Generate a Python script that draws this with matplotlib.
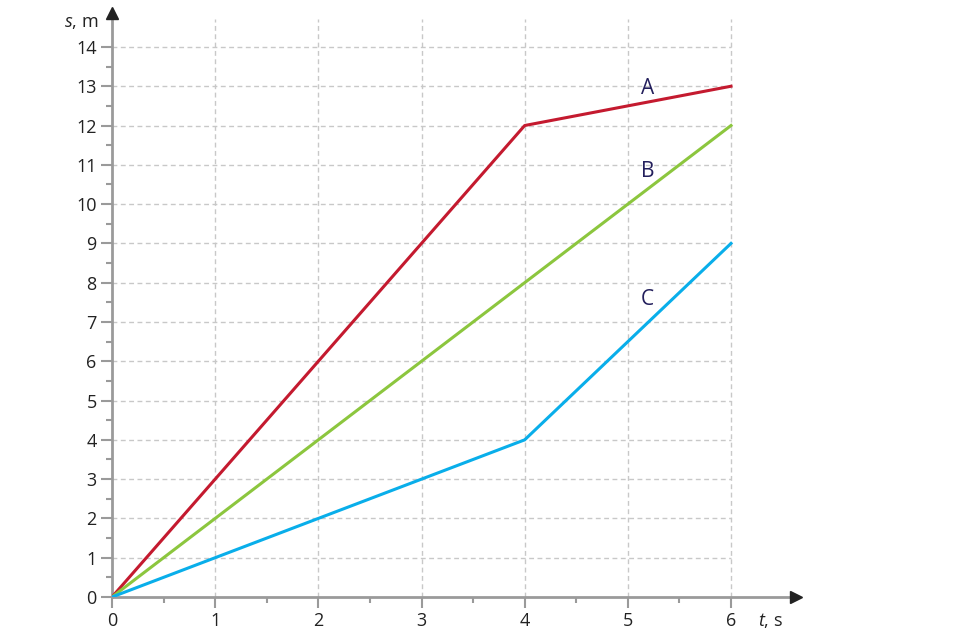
import matplotlib
matplotlib.use("Agg")
import matplotlib.pyplot as plt

plt.rcParams['font.family'] = ['Open Sans', 'DejaVu Sans']
plt.rcParams['mathtext.fontset'] = 'custom'
plt.rcParams['mathtext.it'] = 'Open Sans:italic'
plt.rcParams['mathtext.rm'] = 'Open Sans'

# data
t_a = [0, 4, 6]
s_a = [0, 12, 13]
t_b = [0, 6]
s_b = [0, 12]
t_c = [0, 4, 6]
s_c = [0, 4, 9]
x_ticks = [0, 1, 2, 3, 4, 5, 6]
y_ticks = list(range(0, 15))
labels = ["A", "B", "C"]
label_pos = [(5.19, 12.95), (5.19, 10.82), (5.19, 7.56)]

col_a = "#c41a2f"
col_b = "#8cc63e"
col_c = "#09aeea"
axis_col = "#9a9a9a"
grid_col = "#c8c8c8"
label_col = "#231f5c"

fig = plt.figure(figsize=(9.6, 6.4), dpi=100)
ax = fig.add_axes([112/960, 43/640, 7*103.17/960, 15*39.29/640])
ax.set_xlim(0, 7)
ax.set_ylim(0, 15)
for sp in ax.spines.values():
    sp.set_visible(False)

# grid
for x in x_ticks[1:]:
    ax.plot([x, x], [0, 14.7], color=grid_col, lw=1, ls=(0, (3.5, 2.5)), zorder=1)
for y in y_ticks[1:]:
    ax.plot([0, 6], [y, y], color=grid_col, lw=1, ls=(0, (3.5, 2.5)), zorder=1)

# axes with arrows
ax.plot([0, 6.6], [0, 0], color=axis_col, lw=2, zorder=2, clip_on=False)
ax.plot([0, 0], [0, 14.8], color=axis_col, lw=2, zorder=2, clip_on=False)
ax.plot([6.63], [0], marker='>', color='#222222', ms=9, clip_on=False, zorder=3)
ax.plot([0], [14.87], marker='^', color='#222222', ms=9, clip_on=False, zorder=3)

# ticks
ax.set_xticks(x_ticks)
ax.set_yticks(y_ticks)
ax.set_xticks([v + 0.5 for v in x_ticks[:-1]], minor=True)
ax.set_yticks([v + 0.5 for v in y_ticks[:-1]], minor=True)
ax.tick_params(axis='both', which='major', length=8, width=1.5, color=axis_col,
               labelsize=13, labelcolor='#222222', pad=3)
ax.tick_params(axis='both', which='minor', length=4, width=1.5, color=axis_col)

ax.plot(t_a, s_a, color=col_a, lw=2.2, zorder=4)
ax.plot(t_b, s_b, color=col_b, lw=2.2, zorder=4)
ax.plot(t_c, s_c, color=col_c, lw=2.2, zorder=4)

for lab, (lx, ly) in zip(labels, label_pos):
    ax.text(lx, ly, lab, color=label_col, fontsize=15, ha='center', va='center', zorder=5)

fig.text(98/960, 1 - 22/640, r'$s$, m', ha='right', va='center', fontsize=13, color='#222222')
fig.text(771/960, 1 - 620/640, r'$t$, s', ha='center', va='center', fontsize=13, color='#222222')

fig.savefig("out.png", dpi=100)
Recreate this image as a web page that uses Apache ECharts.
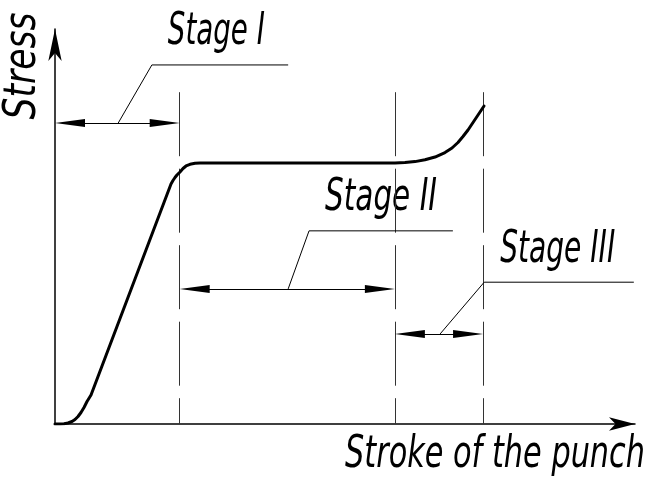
<!DOCTYPE html>
<html>
<head>
<meta charset="utf-8">
<script src="https://cdn.jsdelivr.net/npm/echarts@6/dist/echarts.min.js"></script>
<style>
  html, body { margin: 0; padding: 0; background: #fff; }
  #chart { width: 649px; height: 478px; }
</style>
</head>
<body>
<div id="chart"></div>
<script>
// curve: stroke of the punch vs stress (schematic units, 0..100 on both axes)
const strokeX = [0, 0.86, 1.55, 2.24, 2.93, 3.45, 3.97, 4.48, 5.0, 5.52, 6.21, 20.0, 20.34, 20.69, 21.03, 21.55, 22.07, 22.59, 23.28, 24.14, 25.0,
  58.62, 60.34, 62.07, 63.79, 65.52, 67.24, 68.45, 69.48, 70.34, 71.21, 71.9, 72.59, 73.28, 73.97];
const stressY = [0, 0, 0.08, 0.25, 0.63, 1.14, 1.9, 2.91, 4.18, 5.7, 7.34, 60.76, 61.65, 62.41, 63.04, 63.8, 64.68, 65.32, 65.75, 66.0, 66.08,
  66.08, 66.18, 66.43, 66.89, 67.59, 68.73, 69.87, 71.27, 72.78, 74.43, 75.95, 77.47, 78.99, 80.51];

// stage borders on the stroke axis
const stageBounds = [0, 21.5, 58.6, 73.8];
const stageNames = ['Stage I', 'Stage II', 'Stage III'];

// annotation layout (stress level of each span, leader lines)
const dimLevel = [76.2, 34.2, 22.8];
const dashTop = 84;
const leaderX = [[10.9, 16.7, 40.2], [40.2, 43.8, 68.6], [66.4, 74.0, 99.8]];
const leaderY = [90.9, 48.9, 35.9];
const stageTextW = [97, 112, 115];

const chart = echarts.init(document.getElementById('chart'));
const FS = 44;
const FONT = '"DejaVu Sans", sans-serif';
const arrowHead = 'path://M5,0 L10,30 L0,30 Z';
const ARROW_LEN = 30;

function measure(str) {
  const ctx = document.createElement('canvas').getContext('2d');
  ctx.font = 'italic 200 ' + FS + 'px ' + FONT;
  return ctx.measureText(str).width;
}

const curveData = strokeX.map((x, i) => [x, stressY[i]]);
const dashData = stageBounds.slice(1).map(b => ({ coords: [[b, dashTop], [b, 0]] }));
const leaderData = stageNames.map((n, i) => ({
  coords: [[leaderX[i][0], dimLevel[i]], [leaderX[i][1], leaderY[i]], [leaderX[i][2], leaderY[i]]],
}));

chart.setOption({
  animation: false,
  grid: { left: 55, right: 14, top: 29, bottom: 54 },
  xAxis: {
    type: 'value',
    min: 0,
    max: 100,
    axisLine: { lineStyle: { color: '#000', width: 1.5 }, symbol: ['none', 'arrow'], symbolSize: [10, 26] },
    axisTick: { show: false },
    axisLabel: { show: false },
    splitLine: { show: false },
  },
  yAxis: {
    type: 'value',
    min: 0,
    max: 100,
    axisLine: { show: true, lineStyle: { color: '#000', width: 1.5 }, symbol: ['none', 'arrow'], symbolSize: [10, 32] },
    axisTick: { show: false },
    axisLabel: { show: false },
    splitLine: { show: false },
  },
  series: [
    {
      type: 'lines',
      coordinateSystem: 'cartesian2d',
      data: dashData,
      symbol: 'none',
      lineStyle: { color: '#333', width: 1, type: [64, 12.5], opacity: 1 },
      z: 1,
    },
    {
      type: 'lines',
      coordinateSystem: 'cartesian2d',
      polyline: true,
      data: leaderData,
      symbol: 'none',
      lineStyle: { color: '#000', width: 1, opacity: 1 },
      z: 2,
    },
    {
      type: 'line',
      data: curveData,
      smooth: false,
      showSymbol: false,
      lineStyle: { color: '#000', width: 3, join: 'round', cap: 'round' },
      z: 3,
    },
  ],
});

// the arrow symbols sit centred on the line ends, so pull the ends in by half an arrow
const p0 = chart.convertToPixel({ gridIndex: 0 }, [0, 0]);
const p1 = chart.convertToPixel({ gridIndex: 0 }, [100, 0]);
const half = (ARROW_LEN / 2) * 100 / (p1[0] - p0[0]);
const dimData = stageNames.map((n, i) => ({
  coords: [[stageBounds[i] + half, dimLevel[i]], [stageBounds[i + 1] - half, dimLevel[i]]],
}));

// texts, squeezed to the narrow drafting look of the original
const texts = stageNames.map((n, i) => {
  const p = chart.convertToPixel({ gridIndex: 0 }, [leaderX[i][1], leaderY[i]]);
  return { text: n, x: p[0] + 16, y: p[1] - 32, w: stageTextW[i], align: 'left', rot: 0 };
});
texts.push({ text: 'Stress', x: 24, y: 66, w: 107, align: 'center', rot: Math.PI / 2 });
texts.push({ text: 'Stroke of the punch', x: 645, y: 456, w: 300, align: 'right', rot: 0 });

chart.setOption({
  series: [
    {},
    {},
    {},
    {
      type: 'lines',
      coordinateSystem: 'cartesian2d',
      data: dimData,
      symbol: [arrowHead, arrowHead],
      symbolSize: [[8, ARROW_LEN], [8, ARROW_LEN]],
      lineStyle: { color: '#000', width: 1.2, opacity: 1 },
      z: 2,
    },
  ],
  graphic: texts.map(t => ({
    type: 'text',
    x: t.x,
    y: t.y,
    rotation: t.rot,
    scaleX: t.w / measure(t.text),
    style: {
      text: t.text,
      fontFamily: FONT,
      fontSize: FS,
      fontStyle: 'italic',
      fontWeight: 200,
      fill: '#000',
      align: t.align,
      verticalAlign: 'middle',
    },
  })),
});
</script>
</body>
</html>
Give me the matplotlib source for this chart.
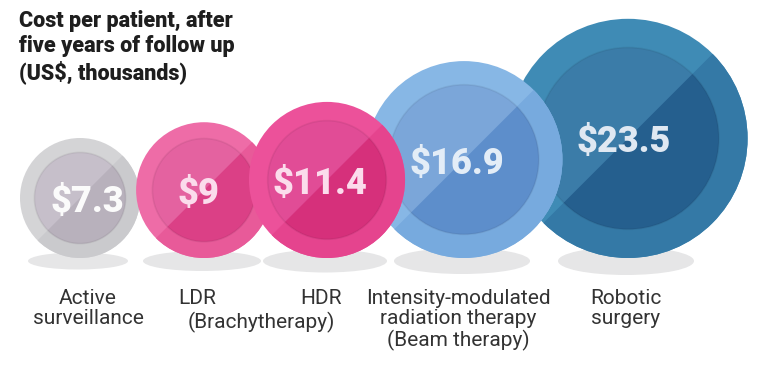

§ **The request**
From the entries above, copy every line containing the word "matplotlib".

§ **Written answer**
Generate a Python script that draws this with matplotlib.
import matplotlib
matplotlib.use("Agg")
import matplotlib.pyplot as plt
Give me the matplotlib source for this chart.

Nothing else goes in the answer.